Soldiers heading for Afghanistan speak of sadness at deaths

Brigadier Doug Chalmers

Brigadier Doug Chalmers

First published in Video

SOLDIERS from the South who are heading out to Afghanistan have spoken of their sadness at the death of six fellow servicemen.

The 17 Port and Maritime Regiment based at Marchwood, near Southampton, is among the units heading out to Helmand Province as part of Operation Herrick 16, to work with Afghan security forces.

Units which they are replacing include the Princess of Wales Royal Regiment, also known as the Tigers, who are heading to Germany.

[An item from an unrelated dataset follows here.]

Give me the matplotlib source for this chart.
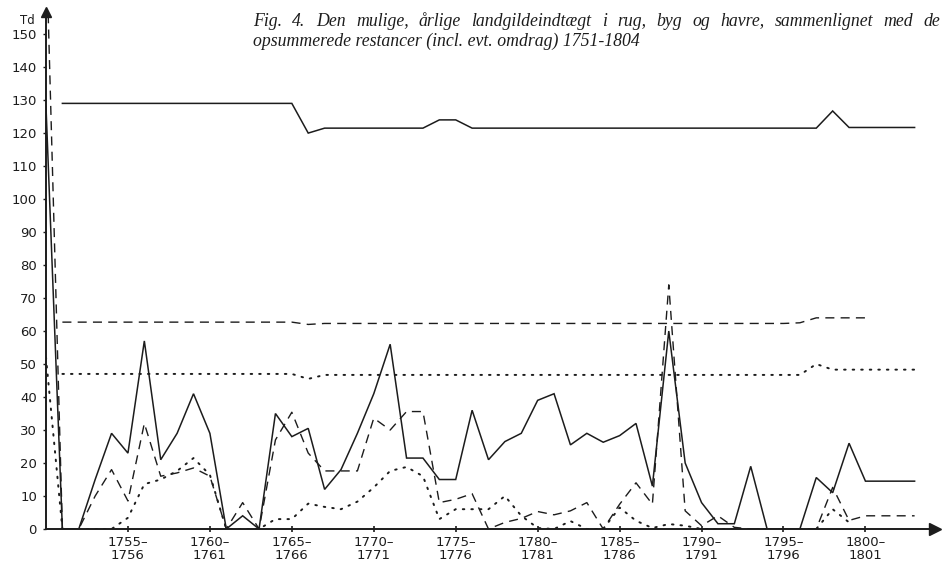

During a demonstration at the Copehill Down training camp on Salisbury Plain a GR4 Tornado fighter jet performed a fly past and an RAF Chinook helicopter was used in a simulated rescue.

The secretary of state for defence Phillip Hammond also arrived to speak to servicemen after the six soldiers were killed when their Warrior vehicle was blown up in Afghanistan on Tuesday.

Soldiers from various units spoke to the Echo about the loss of their colleagues and Brigadier Doug Chalmers, chief of Operation Herrick 16, said their sense of resolve had been “quite humbling”.

Captain Phil Durham, of the First Battalion Welsh Guards, who boarded at Winchester College, was among those who spoke of the “tragedy” but said they were “really making a difference” in the country.